Free Team Building Activities for a High School Classroom
Engaging high school students is key to help them move forward with success in high school and beyond, out into college or the working world. Finding projects and activities that make students feel involved, included and challenged--even activities that are not purely academic-based but focus on fun and interaction---can make a difference in students' approach to learning and their careers.
1 A Picture Tells a Thousand Words
Place your students into groups of four or five each and give each group a photograph of a street scene or something that may conjure ideas for the group. Ask each group to create a story based on the photograph, and encourage each group member to contribute and be actively engaged in the activity. Ask the students to vividly use their imagination and apply names of anyone pictured, character traits and motivations. Ask each group to share their picture's story with the class and encourage other groups to ask questions about each other's group story.
This project may be as simple or as elaborate as you wish to make it for the students, spanning one class setting or more intricate to allow more detailed stories and presentations, which may be appropriate to give the students a chance to be more creative and descriptive. No matter how prolonged or abbreviated this activity turns out, it gives students a chance to hone their perception, communication and teamwork skills.
2 Art, Literature and Music Gallery Opening
Perhaps you have a classroom of budding artists, writers or musicians. Even if your students aren't, you can drive an afternoon or evening in the arts for your classroom to help students understand the excitement of creating something special, working toward a goal to share that expression and having it come to fruition. You and your students can decide on a theme and the students can choose any medium--painting, sculpture, poetry, prose, songwriting/singing--and create a piece to share at the big "opening," where their families will attend. Students will help to design the space--even if it happens to be their classroom--helping to decide where to hang or place their work, schedule poetry readings and song performances.

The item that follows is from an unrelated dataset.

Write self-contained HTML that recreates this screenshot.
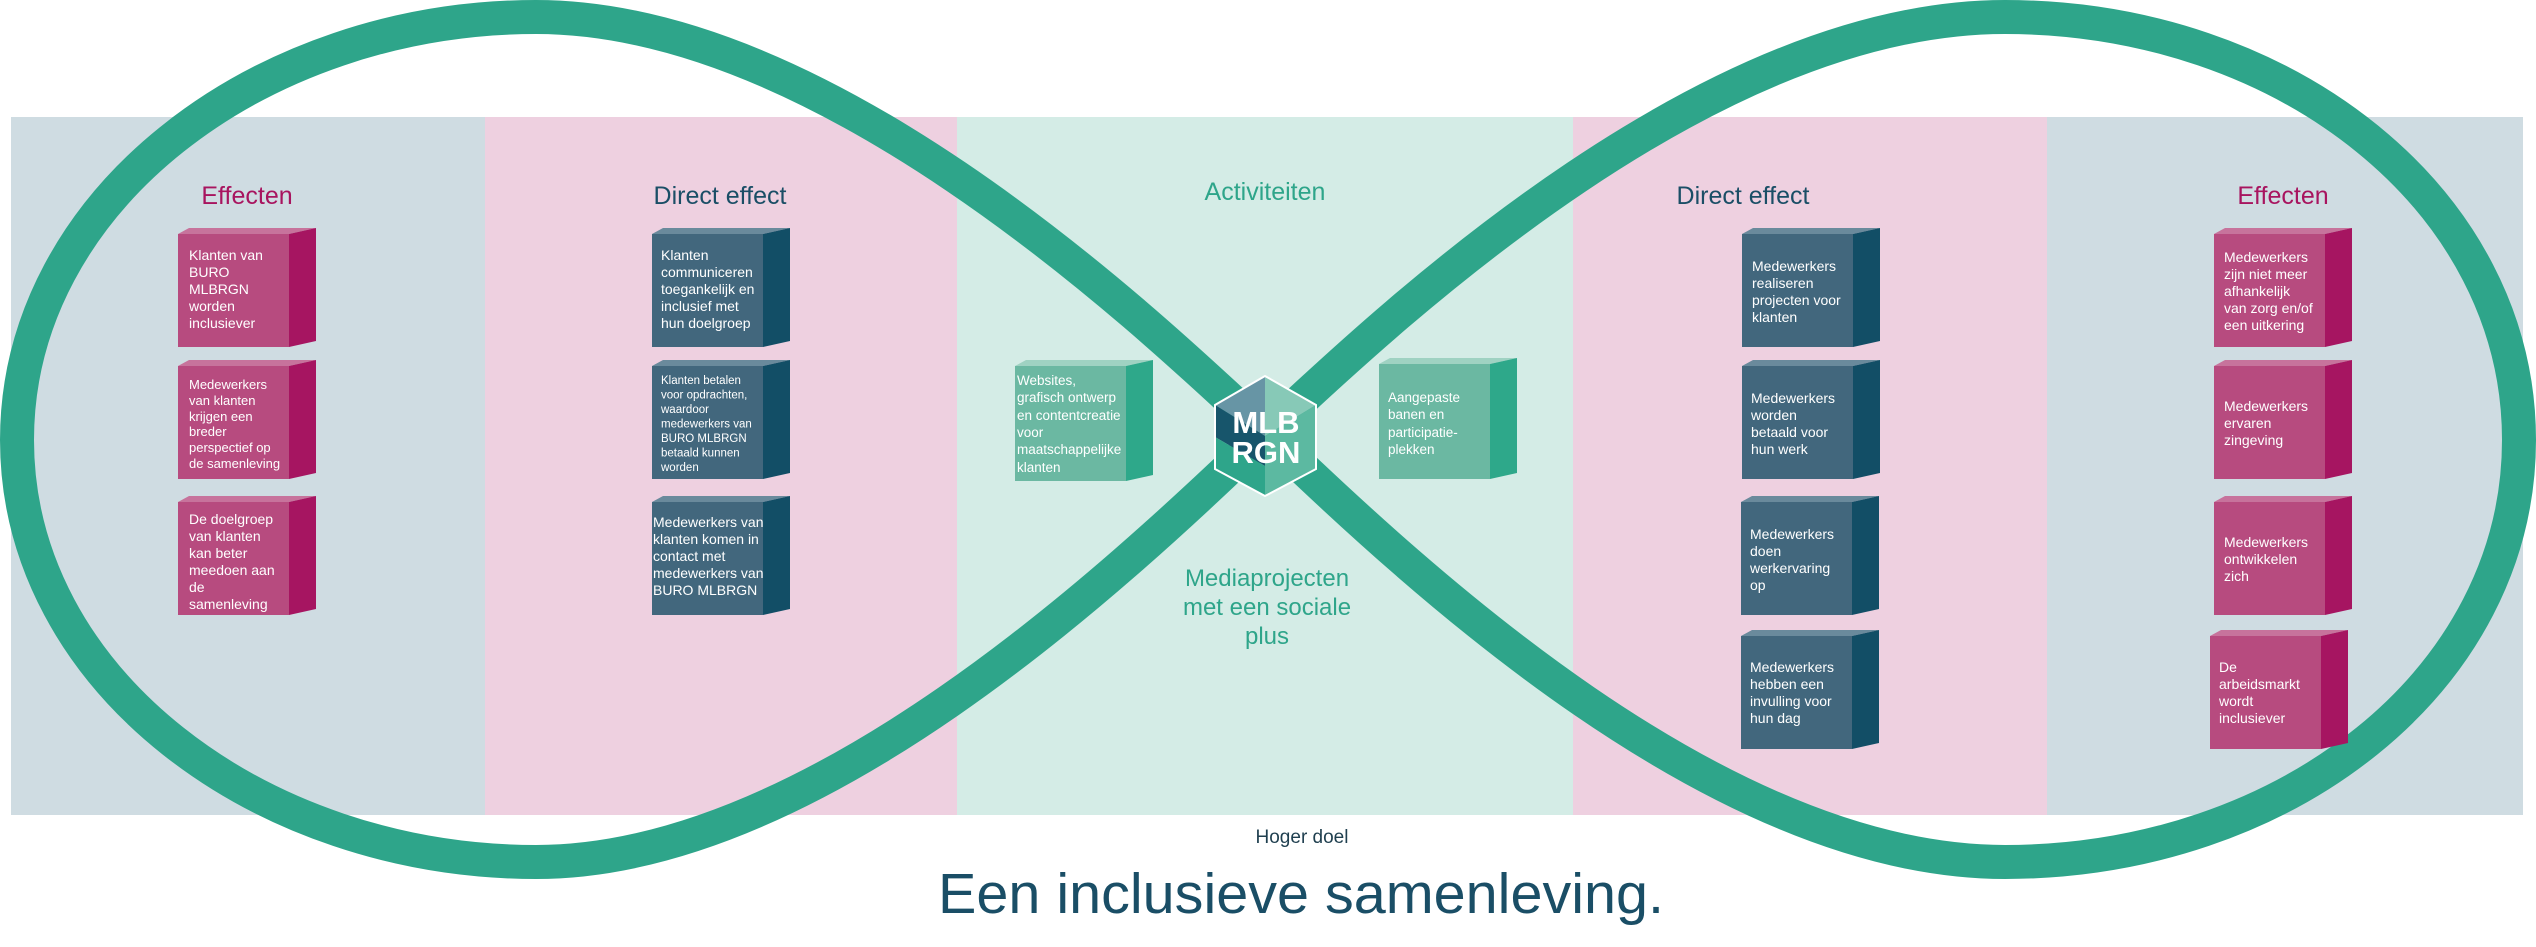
<!DOCTYPE html>
<html><head><meta charset="utf-8"><style>
html,body{margin:0;padding:0;background:#fff;}
svg{display:block;}
text{font-family:"Liberation Sans",sans-serif;}
.w{fill:#fff;}
</style></head><body>
<svg width="2536" height="947" viewBox="0 0 2536 947" xmlns="http://www.w3.org/2000/svg">
<defs>
<g id="bm"><polygon points="0,0 11,-6 138,-6 111,0" fill="#c7739c"/><rect x="0" y="0" width="111" height="113" fill="#b74b7f"/><polygon points="111,0 138,-6 138,107 111,113" fill="#a61561"/></g>
<g id="bd"><polygon points="0,0 11,-6 138,-6 111,0" fill="#6a8a9c"/><rect x="0" y="0" width="111" height="113" fill="#42677d"/><polygon points="111,0 138,-6 138,107 111,113" fill="#124e66"/></g>
<g id="bg"><polygon points="0,0 11,-6 138,-6 111,0" fill="#9fd2c2"/><rect x="0" y="0" width="111" height="115" fill="#6bb8a2"/><polygon points="111,0 138,-6 138,109 111,115" fill="#2ea88a"/></g>
</defs>
<rect x="11" y="117" width="474" height="698" fill="#cfdce2"/>
<rect x="485" y="117" width="472" height="698" fill="#eed0e0"/>
<rect x="957" y="117" width="616" height="698" fill="#d4ece6"/>
<rect x="1573" y="117" width="474" height="698" fill="#eed0e0"/>
<rect x="2047" y="117" width="476" height="698" fill="#cfdce2"/>
<path d="M1266 433 C1130 305 820 17 536 17 C260 17 17 200 17 440 C17 680 260 862 536 862 C820 862 1130 562 1266 433 C1402 305 1712 17 2005 17 C2285 17 2519 200 2519 440 C2519 680 2285 862 2005 862 C1712 862 1402 562 1266 433 Z" fill="none" stroke="#2ea58a" stroke-width="34"/>
<text x="247" y="204" font-size="25" fill="#a8145f" text-anchor="middle">Effecten</text>
<text x="720" y="204" font-size="25" fill="#1a4e66" text-anchor="middle">Direct effect</text>
<text x="1265" y="200" font-size="25" fill="#2ea58a" text-anchor="middle">Activiteiten</text>
<text x="1743" y="204" font-size="25" fill="#1a4e66" text-anchor="middle">Direct effect</text>
<text x="2283" y="204" font-size="25" fill="#a8145f" text-anchor="middle">Effecten</text>
<use href="#bm" x="178" y="234"/><use href="#bm" x="178" y="366"/><use href="#bm" x="178" y="502"/>
<text class="w" font-size="14"><tspan x="189" y="260">Klanten van</tspan><tspan x="189" y="277">BURO</tspan><tspan x="189" y="294">MLBRGN</tspan><tspan x="189" y="311">worden</tspan><tspan x="189" y="328">inclusiever</tspan></text>
<text class="w" font-size="13"><tspan x="189" y="389">Medewerkers</tspan><tspan x="189" y="405">van klanten</tspan><tspan x="189" y="421">krijgen een</tspan><tspan x="189" y="436">breder</tspan><tspan x="189" y="452">perspectief op</tspan><tspan x="189" y="468">de samenleving</tspan></text>
<text class="w" font-size="14"><tspan x="189" y="524">De doelgroep</tspan><tspan x="189" y="541">van klanten</tspan><tspan x="189" y="558">kan beter</tspan><tspan x="189" y="575">meedoen aan</tspan><tspan x="189" y="592">de</tspan><tspan x="189" y="609">samenleving</tspan></text>
<use href="#bd" x="652" y="234"/><use href="#bd" x="652" y="366"/><use href="#bd" x="652" y="502"/>
<text class="w" font-size="14"><tspan x="661" y="260">Klanten</tspan><tspan x="661" y="277">communiceren</tspan><tspan x="661" y="294">toegankelijk en</tspan><tspan x="661" y="311">inclusief met</tspan><tspan x="661" y="328">hun doelgroep</tspan></text>
<text class="w" font-size="11.5"><tspan x="661" y="384">Klanten betalen</tspan><tspan x="661" y="398.5">voor opdrachten,</tspan><tspan x="661" y="413">waardoor</tspan><tspan x="661" y="427.5">medewerkers van</tspan><tspan x="661" y="442">BURO MLBRGN</tspan><tspan x="661" y="456.5">betaald kunnen</tspan><tspan x="661" y="471">worden</tspan></text>
<text class="w" font-size="14"><tspan x="653" y="527">Medewerkers van</tspan><tspan x="653" y="544">klanten komen in</tspan><tspan x="653" y="561">contact met</tspan><tspan x="653" y="578">medewerkers van</tspan><tspan x="653" y="595">BURO MLBRGN</tspan></text>
<use href="#bg" x="1015" y="366"/><use href="#bg" x="1379" y="364"/>
<text class="w" font-size="13.5"><tspan x="1017" y="385">Websites,</tspan><tspan x="1017" y="402">grafisch ontwerp</tspan><tspan x="1017" y="420">en contentcreatie</tspan><tspan x="1017" y="437">voor</tspan><tspan x="1017" y="454">maatschappelijke</tspan><tspan x="1017" y="472">klanten</tspan></text>
<text class="w" font-size="13.5"><tspan x="1388" y="402">Aangepaste</tspan><tspan x="1388" y="419">banen en</tspan><tspan x="1388" y="437">participatie-</tspan><tspan x="1388" y="454">plekken</tspan></text>
<g stroke="none">
<polygon points="1265,376 1215,405 1265,436" fill="#6795a5"/>
<polygon points="1265,376 1316,405 1265,436" fill="#87c9b7"/>
<polygon points="1215,405 1265,436 1265,466 1215,437" fill="#17556b"/>
<polygon points="1215,437 1265,466 1265,496 1215,469" fill="#2ea58a"/>
<polygon points="1316,405 1265,436 1265,496 1316,469" fill="#5cb9a1"/>
</g>
<polygon points="1265,376 1316,405 1316,469 1265,496 1215,469 1215,405" fill="none" stroke="#fff" stroke-width="2"/>
<text x="1266" y="433" font-size="31" font-weight="bold" fill="#fff" text-anchor="middle">MLB</text>
<text x="1266" y="463" font-size="31" font-weight="bold" fill="#fff" text-anchor="middle">RGN</text>
<text font-size="24" fill="#2ea58a" text-anchor="middle"><tspan x="1267" y="586">Mediaprojecten</tspan><tspan x="1267" y="615">met een sociale</tspan><tspan x="1267" y="644">plus</tspan></text>
<use href="#bd" x="1742" y="234"/><use href="#bd" x="1742" y="366"/><use href="#bd" x="1741" y="502"/><use href="#bd" x="1741" y="636"/>
<text class="w" font-size="14"><tspan x="1752" y="271">Medewerkers</tspan><tspan x="1752" y="288">realiseren</tspan><tspan x="1752" y="305">projecten voor</tspan><tspan x="1752" y="322">klanten</tspan></text>
<text class="w" font-size="14"><tspan x="1751" y="403">Medewerkers</tspan><tspan x="1751" y="420">worden</tspan><tspan x="1751" y="437">betaald voor</tspan><tspan x="1751" y="454">hun werk</tspan></text>
<text class="w" font-size="14"><tspan x="1750" y="539">Medewerkers</tspan><tspan x="1750" y="556">doen</tspan><tspan x="1750" y="573">werkervaring</tspan><tspan x="1750" y="590">op</tspan></text>
<text class="w" font-size="14"><tspan x="1750" y="672">Medewerkers</tspan><tspan x="1750" y="689">hebben een</tspan><tspan x="1750" y="706">invulling voor</tspan><tspan x="1750" y="723">hun dag</tspan></text>
<use href="#bm" x="2214" y="234"/><use href="#bm" x="2214" y="366"/><use href="#bm" x="2214" y="502"/><use href="#bm" x="2210" y="636"/>
<text class="w" font-size="14"><tspan x="2224" y="262">Medewerkers</tspan><tspan x="2224" y="279">zijn niet meer</tspan><tspan x="2224" y="296">afhankelijk</tspan><tspan x="2224" y="313">van zorg en/of</tspan><tspan x="2224" y="330">een uitkering</tspan></text>
<text class="w" font-size="14"><tspan x="2224" y="411">Medewerkers</tspan><tspan x="2224" y="428">ervaren</tspan><tspan x="2224" y="445">zingeving</tspan></text>
<text class="w" font-size="14"><tspan x="2224" y="547">Medewerkers</tspan><tspan x="2224" y="564">ontwikkelen</tspan><tspan x="2224" y="581">zich</tspan></text>
<text class="w" font-size="14"><tspan x="2219" y="672">De</tspan><tspan x="2219" y="689">arbeidsmarkt</tspan><tspan x="2219" y="706">wordt</tspan><tspan x="2219" y="723">inclusiever</tspan></text>
<text x="1302" y="843" font-size="19" fill="#1f3f4f" text-anchor="middle">Hoger doel</text>
<text x="938" y="913" font-size="57" fill="#1a4e66" textLength="726" lengthAdjust="spacingAndGlyphs">Een inclusieve samenleving.</text>
</svg>
</body></html>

This is clearly a larger activity, but one in which the students can learn a great deal about each other and work together collaboratively, cooperatively and with camaraderie. Students can encourage one another's artistic endeavors, as fledgling as they may be. This may give a budding singer a chance to learn to collaborate with a guitarist or pianist. Such an activity opens a world of possibilities for young people who might not have considered themselves artists before.
3 Survival Scenarios
This activity is about survival, at least as a point of departure. You will ask students to consider what could happen if they were to become stranded in an environment where they would not have access to cellphones, easily accessible food, their family or anyone besides one another and their wits. Ask the students to consider what they will need in the survival situation of their choice, whether it is a plane crash on a desert island, the frozen tundra or barren desert. They will proceed to consider all that they will need and how they will acquire these things. Ask them to determine together, without voting, who would be best suited for certain tasks. They can volunteer their services based on how strongly they feel about a certain responsibility. This activity can help a group to improve communication and decision-making skills, along with realizing how they might be able to practically apply skills they have learned in scouts or other everyday activities such as swimming or hiking.